#### [Entries with chart source code]
────────────────────────────────────────
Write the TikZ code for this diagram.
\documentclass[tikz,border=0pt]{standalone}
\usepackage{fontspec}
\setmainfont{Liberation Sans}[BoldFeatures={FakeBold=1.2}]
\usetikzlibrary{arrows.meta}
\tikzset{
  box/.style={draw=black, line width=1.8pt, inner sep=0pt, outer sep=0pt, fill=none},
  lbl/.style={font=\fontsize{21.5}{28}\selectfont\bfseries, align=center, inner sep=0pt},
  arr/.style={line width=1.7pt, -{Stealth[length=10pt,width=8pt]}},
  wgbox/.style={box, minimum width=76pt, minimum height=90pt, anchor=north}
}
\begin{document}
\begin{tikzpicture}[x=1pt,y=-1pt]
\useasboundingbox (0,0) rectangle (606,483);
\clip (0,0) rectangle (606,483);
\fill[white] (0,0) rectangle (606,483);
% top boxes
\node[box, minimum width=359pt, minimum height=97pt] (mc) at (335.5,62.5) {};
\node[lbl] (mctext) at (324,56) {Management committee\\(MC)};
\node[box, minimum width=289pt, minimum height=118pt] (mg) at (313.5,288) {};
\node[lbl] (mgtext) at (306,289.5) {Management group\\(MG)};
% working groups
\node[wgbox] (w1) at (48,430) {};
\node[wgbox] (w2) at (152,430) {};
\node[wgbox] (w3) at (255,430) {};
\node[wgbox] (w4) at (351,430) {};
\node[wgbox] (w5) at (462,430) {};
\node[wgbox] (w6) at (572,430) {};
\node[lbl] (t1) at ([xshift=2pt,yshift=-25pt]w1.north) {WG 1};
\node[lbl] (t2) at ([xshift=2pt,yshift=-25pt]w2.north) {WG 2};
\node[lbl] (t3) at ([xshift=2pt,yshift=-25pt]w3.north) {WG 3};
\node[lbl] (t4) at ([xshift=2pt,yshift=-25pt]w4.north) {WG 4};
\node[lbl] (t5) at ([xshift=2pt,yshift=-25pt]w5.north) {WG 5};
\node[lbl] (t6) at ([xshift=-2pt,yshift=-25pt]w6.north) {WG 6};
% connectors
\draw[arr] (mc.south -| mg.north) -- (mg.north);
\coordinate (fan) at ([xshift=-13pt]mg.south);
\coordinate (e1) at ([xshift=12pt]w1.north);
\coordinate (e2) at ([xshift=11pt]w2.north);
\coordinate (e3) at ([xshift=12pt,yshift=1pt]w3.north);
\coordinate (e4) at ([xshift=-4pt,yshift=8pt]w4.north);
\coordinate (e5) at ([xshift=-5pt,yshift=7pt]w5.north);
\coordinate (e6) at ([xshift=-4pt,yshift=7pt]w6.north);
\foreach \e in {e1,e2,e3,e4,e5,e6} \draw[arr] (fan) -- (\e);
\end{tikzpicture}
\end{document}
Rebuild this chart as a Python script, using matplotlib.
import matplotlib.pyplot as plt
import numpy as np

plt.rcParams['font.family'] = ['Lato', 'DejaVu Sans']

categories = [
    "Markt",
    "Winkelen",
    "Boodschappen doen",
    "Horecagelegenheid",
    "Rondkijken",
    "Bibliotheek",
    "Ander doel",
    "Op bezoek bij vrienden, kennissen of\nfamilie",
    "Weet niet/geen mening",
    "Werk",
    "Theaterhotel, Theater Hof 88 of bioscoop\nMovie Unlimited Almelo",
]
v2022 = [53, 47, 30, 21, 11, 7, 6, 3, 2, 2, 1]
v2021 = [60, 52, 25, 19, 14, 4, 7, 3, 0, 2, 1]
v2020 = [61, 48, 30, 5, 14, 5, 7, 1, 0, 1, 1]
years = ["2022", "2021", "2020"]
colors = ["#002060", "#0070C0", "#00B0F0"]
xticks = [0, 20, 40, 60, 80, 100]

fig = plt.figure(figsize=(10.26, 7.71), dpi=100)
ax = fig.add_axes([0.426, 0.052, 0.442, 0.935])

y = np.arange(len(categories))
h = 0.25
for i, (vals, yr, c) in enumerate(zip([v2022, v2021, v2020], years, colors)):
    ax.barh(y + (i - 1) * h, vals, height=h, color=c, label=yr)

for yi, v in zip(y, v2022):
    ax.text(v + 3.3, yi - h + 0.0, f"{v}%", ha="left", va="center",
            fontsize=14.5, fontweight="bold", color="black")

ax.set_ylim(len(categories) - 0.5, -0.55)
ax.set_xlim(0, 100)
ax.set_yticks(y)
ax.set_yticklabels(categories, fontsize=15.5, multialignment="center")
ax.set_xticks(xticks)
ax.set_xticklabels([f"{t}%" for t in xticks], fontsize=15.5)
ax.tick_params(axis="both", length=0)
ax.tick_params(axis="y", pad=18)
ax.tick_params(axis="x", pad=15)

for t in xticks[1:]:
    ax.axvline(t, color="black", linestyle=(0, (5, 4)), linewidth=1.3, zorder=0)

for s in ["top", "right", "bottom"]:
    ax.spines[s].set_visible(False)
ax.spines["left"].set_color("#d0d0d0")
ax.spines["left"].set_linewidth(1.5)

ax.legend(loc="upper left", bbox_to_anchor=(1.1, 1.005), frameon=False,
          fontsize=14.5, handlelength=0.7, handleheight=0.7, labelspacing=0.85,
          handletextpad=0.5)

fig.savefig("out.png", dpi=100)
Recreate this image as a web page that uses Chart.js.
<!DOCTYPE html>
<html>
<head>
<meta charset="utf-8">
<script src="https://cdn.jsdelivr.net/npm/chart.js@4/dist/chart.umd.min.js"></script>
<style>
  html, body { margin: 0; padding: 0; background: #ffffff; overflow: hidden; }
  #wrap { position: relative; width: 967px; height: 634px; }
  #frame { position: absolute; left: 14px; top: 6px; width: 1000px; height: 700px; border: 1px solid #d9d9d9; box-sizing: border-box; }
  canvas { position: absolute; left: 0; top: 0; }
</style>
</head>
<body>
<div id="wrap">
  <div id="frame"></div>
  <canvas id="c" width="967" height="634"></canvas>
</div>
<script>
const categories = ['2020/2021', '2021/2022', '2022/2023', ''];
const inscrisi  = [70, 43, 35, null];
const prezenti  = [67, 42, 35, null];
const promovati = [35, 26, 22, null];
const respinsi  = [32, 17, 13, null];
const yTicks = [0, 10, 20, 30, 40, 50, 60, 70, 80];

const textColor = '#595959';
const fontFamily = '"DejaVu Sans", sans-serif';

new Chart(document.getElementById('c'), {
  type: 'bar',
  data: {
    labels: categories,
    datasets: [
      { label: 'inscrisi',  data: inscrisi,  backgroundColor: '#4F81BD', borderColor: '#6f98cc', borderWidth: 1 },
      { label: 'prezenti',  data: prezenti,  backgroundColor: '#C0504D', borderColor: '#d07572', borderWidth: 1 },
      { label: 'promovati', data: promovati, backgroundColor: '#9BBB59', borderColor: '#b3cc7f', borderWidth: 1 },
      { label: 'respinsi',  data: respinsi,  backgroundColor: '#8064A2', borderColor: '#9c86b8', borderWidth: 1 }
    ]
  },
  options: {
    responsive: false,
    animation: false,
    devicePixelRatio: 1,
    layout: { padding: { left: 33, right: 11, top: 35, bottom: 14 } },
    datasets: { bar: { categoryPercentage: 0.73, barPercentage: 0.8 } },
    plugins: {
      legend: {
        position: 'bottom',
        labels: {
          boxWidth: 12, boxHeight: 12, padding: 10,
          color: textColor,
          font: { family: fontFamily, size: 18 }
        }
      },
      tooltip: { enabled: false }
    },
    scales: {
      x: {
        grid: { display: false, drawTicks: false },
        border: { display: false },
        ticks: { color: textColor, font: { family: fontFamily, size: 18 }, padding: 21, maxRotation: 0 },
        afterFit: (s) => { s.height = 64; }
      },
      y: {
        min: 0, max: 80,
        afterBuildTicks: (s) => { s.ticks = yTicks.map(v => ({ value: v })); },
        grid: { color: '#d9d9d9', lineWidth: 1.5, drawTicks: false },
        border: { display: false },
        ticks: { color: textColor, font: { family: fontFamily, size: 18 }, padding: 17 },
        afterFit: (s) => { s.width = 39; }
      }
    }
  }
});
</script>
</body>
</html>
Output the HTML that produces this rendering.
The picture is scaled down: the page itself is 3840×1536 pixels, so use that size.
────────────────────────────────────────
#### [Problem description]
Give nothing but the number of lines containing the string "this".

#### [Exercise output]
4